Now look at the data itself. If you look in the environment tab, you will see a new variable called penguins Click on it’s NAME to see the spreadsheet/table itself and familiarise yourself with the data.

We could have also looked at the data by either by typing its name into the console, the command View(penguins) or a code chunk, or by using commands like head(penguins) to show the first few lines

5c. Summary analysis

Let’s look at the summary statistics. Leave a blank line and create a new code chunk containing the following code

# mpg comes from the ggplot2 package
# skim comes from the skimr package
skim(penguins)

This command compiles the summary statistics for the penguin dataset - sometimes its easier to view this if you press the knit button and look at the html pop-up. You can also use the summary() command to achieve a similar result

summary(penguins)

Summarise the dataset.

This should include:

  1. A short description of any missing data. For example, are there entire rows missing? Certain columns? Imagine you are using this dataset for modelling, are there rows that will need removing? etc etc? Try `View(penguins)` to look at the penguin dataset itself
  2. How many penguins were from 2008?
    • Hint, the table command..

    • Hint 2, to choose a column use the $ sign e.g. tablename$columnname

    • Hint 3, R IS CASE SENSITIVE!

  3. A histogram of one variable of your choice and a description of the variable.
    E.g. unimodal? skewed? Any outliers?
  4. A scatterplot between two variables of your choice and a description of the scatterplot
  5. The correlation between two variables of your choice
  6. A correlation test fully written up in a way that a non expert would understand. For example you include the H0,the H1 the test statistic, the p value and your interpretation. I will let you choose your own significance threshold. You should also show the code output.

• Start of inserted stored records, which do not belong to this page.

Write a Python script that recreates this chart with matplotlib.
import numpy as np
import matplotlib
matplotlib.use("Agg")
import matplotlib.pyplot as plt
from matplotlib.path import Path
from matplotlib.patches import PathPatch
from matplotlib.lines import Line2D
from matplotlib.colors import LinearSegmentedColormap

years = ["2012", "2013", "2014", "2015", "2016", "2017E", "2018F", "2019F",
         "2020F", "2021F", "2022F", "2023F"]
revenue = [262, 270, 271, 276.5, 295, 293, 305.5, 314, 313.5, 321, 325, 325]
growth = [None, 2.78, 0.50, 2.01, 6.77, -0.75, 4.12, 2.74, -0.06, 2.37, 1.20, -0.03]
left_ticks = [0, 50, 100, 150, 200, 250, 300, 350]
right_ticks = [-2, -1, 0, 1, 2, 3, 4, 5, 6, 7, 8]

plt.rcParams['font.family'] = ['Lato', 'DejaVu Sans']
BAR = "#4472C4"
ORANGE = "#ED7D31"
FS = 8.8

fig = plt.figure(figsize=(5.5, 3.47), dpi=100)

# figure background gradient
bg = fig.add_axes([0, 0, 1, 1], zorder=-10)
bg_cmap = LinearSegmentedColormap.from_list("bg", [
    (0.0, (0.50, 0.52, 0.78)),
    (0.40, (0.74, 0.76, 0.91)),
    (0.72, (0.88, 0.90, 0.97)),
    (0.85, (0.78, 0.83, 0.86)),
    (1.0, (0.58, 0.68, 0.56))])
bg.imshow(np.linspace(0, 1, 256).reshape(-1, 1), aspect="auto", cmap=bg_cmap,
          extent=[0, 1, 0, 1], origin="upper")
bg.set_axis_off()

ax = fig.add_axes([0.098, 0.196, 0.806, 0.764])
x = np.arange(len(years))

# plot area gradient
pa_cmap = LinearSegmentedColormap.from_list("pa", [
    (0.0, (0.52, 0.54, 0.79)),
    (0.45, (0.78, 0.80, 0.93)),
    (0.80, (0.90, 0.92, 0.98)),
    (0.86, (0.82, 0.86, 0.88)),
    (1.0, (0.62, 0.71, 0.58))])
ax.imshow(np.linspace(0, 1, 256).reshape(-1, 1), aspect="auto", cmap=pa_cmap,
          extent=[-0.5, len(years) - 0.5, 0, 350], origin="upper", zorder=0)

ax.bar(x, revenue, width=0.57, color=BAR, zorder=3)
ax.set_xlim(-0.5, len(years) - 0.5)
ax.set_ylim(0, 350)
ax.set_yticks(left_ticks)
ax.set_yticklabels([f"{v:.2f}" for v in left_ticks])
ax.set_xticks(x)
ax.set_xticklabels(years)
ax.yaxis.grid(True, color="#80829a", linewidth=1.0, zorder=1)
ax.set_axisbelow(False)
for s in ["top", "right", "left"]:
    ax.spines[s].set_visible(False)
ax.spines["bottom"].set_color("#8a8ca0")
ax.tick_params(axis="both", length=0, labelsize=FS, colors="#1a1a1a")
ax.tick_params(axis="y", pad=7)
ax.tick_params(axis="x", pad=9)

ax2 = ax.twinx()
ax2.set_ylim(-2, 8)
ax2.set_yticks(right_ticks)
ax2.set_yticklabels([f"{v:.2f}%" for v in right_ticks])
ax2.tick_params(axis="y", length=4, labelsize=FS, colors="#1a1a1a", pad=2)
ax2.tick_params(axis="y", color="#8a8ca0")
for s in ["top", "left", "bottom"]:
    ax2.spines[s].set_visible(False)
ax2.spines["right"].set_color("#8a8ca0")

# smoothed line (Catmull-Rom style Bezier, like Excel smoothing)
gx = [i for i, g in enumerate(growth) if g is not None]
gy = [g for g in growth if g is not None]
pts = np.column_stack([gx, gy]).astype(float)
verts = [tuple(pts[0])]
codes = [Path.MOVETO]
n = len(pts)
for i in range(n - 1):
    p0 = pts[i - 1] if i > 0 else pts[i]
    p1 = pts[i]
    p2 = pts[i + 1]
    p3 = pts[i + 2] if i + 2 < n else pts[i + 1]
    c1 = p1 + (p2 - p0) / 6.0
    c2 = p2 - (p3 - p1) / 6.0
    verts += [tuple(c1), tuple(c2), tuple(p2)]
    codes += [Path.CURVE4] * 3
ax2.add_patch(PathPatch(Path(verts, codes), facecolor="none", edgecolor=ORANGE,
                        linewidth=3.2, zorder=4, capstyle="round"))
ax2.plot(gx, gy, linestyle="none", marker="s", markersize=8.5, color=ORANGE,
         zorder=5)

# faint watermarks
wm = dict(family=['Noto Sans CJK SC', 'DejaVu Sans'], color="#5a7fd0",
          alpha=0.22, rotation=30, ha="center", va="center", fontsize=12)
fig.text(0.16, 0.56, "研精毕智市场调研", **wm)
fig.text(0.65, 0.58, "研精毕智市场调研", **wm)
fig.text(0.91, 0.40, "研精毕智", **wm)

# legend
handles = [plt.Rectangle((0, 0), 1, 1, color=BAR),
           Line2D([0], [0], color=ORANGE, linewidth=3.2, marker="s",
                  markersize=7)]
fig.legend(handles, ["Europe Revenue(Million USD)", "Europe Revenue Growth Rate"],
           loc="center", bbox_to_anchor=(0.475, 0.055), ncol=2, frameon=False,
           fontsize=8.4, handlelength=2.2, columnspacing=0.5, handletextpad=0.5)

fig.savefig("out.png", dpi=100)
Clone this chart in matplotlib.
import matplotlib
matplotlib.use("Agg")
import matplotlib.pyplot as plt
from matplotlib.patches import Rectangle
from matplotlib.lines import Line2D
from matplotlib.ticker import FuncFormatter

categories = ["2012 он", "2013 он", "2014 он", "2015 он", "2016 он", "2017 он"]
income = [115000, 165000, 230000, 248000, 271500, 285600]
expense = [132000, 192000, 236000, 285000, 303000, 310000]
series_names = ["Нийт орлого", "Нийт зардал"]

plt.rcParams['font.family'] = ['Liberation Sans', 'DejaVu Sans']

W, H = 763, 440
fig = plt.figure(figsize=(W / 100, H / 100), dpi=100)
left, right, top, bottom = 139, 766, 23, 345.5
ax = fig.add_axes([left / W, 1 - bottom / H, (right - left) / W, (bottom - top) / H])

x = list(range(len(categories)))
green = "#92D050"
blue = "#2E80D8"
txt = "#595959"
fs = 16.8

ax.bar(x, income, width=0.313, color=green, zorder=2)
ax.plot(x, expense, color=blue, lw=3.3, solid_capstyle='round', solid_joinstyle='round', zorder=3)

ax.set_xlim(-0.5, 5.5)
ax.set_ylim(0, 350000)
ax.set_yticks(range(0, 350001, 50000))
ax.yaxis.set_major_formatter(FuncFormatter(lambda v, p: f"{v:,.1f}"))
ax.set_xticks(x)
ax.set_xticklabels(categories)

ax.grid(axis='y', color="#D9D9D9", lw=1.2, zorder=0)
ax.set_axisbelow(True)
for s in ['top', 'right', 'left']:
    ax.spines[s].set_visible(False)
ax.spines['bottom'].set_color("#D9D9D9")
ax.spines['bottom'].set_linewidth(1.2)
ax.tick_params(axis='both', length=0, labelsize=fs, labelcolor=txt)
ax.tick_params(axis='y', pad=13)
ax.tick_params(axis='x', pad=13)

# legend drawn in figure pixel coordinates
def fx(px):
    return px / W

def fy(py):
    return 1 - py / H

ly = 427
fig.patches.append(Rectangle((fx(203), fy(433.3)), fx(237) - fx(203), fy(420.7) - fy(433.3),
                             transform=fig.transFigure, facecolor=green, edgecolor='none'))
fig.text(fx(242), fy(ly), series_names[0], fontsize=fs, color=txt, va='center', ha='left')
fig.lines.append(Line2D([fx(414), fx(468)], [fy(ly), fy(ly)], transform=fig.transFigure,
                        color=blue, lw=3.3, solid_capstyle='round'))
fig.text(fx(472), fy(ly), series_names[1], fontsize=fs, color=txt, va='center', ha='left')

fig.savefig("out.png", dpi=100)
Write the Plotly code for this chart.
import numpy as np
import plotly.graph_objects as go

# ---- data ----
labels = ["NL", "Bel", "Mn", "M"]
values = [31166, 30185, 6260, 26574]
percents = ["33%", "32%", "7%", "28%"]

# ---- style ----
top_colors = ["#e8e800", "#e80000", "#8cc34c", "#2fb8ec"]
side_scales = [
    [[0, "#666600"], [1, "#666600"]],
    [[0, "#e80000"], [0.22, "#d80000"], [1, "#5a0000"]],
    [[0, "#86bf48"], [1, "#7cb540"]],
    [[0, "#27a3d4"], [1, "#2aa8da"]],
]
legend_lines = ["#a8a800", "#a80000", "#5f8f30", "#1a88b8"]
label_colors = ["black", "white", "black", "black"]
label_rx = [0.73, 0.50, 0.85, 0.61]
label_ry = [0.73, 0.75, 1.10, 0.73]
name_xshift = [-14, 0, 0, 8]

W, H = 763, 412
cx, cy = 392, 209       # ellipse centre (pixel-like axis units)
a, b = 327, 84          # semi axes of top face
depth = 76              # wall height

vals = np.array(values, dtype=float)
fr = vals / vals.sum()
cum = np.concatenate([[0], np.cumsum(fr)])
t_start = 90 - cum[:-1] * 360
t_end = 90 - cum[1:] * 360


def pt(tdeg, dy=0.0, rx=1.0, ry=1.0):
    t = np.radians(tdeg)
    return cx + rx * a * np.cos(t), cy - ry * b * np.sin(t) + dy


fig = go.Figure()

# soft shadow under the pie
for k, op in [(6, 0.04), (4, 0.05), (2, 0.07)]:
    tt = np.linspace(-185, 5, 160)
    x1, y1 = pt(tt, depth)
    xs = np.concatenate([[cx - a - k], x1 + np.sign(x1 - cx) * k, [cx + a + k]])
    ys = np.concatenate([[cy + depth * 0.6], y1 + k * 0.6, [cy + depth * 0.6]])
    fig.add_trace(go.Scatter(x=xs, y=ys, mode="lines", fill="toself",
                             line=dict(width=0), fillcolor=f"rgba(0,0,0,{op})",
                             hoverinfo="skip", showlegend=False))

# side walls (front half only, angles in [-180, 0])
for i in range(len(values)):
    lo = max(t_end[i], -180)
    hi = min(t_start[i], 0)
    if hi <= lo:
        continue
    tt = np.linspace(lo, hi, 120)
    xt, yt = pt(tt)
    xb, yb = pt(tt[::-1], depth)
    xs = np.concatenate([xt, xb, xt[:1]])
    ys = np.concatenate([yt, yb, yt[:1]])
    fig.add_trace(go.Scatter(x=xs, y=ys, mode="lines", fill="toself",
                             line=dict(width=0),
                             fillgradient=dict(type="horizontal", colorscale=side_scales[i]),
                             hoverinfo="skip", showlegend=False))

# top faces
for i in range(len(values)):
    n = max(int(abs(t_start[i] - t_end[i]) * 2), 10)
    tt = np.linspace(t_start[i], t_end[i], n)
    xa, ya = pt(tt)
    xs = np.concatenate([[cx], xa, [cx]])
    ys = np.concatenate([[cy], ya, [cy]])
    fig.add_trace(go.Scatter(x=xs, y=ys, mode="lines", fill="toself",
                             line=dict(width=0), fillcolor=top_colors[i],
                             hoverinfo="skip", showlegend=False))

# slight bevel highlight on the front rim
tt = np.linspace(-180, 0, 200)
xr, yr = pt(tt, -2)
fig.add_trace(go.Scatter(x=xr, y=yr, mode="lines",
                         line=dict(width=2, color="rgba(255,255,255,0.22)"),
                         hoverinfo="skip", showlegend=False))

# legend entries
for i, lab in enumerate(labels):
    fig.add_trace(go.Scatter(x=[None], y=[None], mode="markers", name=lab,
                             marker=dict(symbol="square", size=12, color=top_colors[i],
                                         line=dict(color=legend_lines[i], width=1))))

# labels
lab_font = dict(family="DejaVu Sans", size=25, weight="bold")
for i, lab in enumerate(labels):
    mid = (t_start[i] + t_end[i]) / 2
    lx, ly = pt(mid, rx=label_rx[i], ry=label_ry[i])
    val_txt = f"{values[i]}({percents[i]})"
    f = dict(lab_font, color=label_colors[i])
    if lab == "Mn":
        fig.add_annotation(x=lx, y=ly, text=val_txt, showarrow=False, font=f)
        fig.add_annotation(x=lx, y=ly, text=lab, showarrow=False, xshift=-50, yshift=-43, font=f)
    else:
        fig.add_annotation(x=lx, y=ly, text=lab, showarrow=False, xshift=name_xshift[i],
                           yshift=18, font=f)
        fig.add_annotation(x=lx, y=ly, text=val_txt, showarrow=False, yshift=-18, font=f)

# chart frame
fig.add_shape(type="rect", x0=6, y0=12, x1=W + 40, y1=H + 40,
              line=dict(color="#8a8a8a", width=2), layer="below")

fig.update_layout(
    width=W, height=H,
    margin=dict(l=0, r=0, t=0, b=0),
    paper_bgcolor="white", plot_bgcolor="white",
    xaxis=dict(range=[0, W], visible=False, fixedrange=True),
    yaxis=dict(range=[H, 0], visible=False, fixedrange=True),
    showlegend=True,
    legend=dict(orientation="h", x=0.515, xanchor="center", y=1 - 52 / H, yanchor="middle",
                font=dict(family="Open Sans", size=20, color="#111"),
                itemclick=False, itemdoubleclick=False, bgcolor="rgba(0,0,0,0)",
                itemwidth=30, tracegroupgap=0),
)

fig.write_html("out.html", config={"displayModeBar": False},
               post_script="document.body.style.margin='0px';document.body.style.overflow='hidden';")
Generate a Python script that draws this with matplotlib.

*In step 3 and 4 you are allowed to copy the code. There are two reasons for this. The first is that many of you are new to R, it’s lab 1 and I want you to get more exposure to what R looks like (and this is how I learn new coding techniques). The second is that we can spend weeks learning how to make a basic histogram, but now there are all of these amazing professional plots that can be made with a little more code, so I would prefer you spent your time learning them :)

6. Submitting your Lab

Remember to save your work throughout and to spell check your writing (next to the save button). Now, press the knit button again. If you have not made any mistakes in the code then R should create a html file in your lab 1 folder which includes your answers. If you look at your lab 1 folder, you should see this there - complete with a very recent time-stamp.

In that folder, double click on the html file. This will open it in your web-browser.
CHECK THAT THIS IS WHAT YOU WANT TO SUBMIT.

If you are on R studio cloud, see Tutorial 1 for how to download your files

Now go to Canvas and submit BOTH your html and your .Rmd file in Lab 1.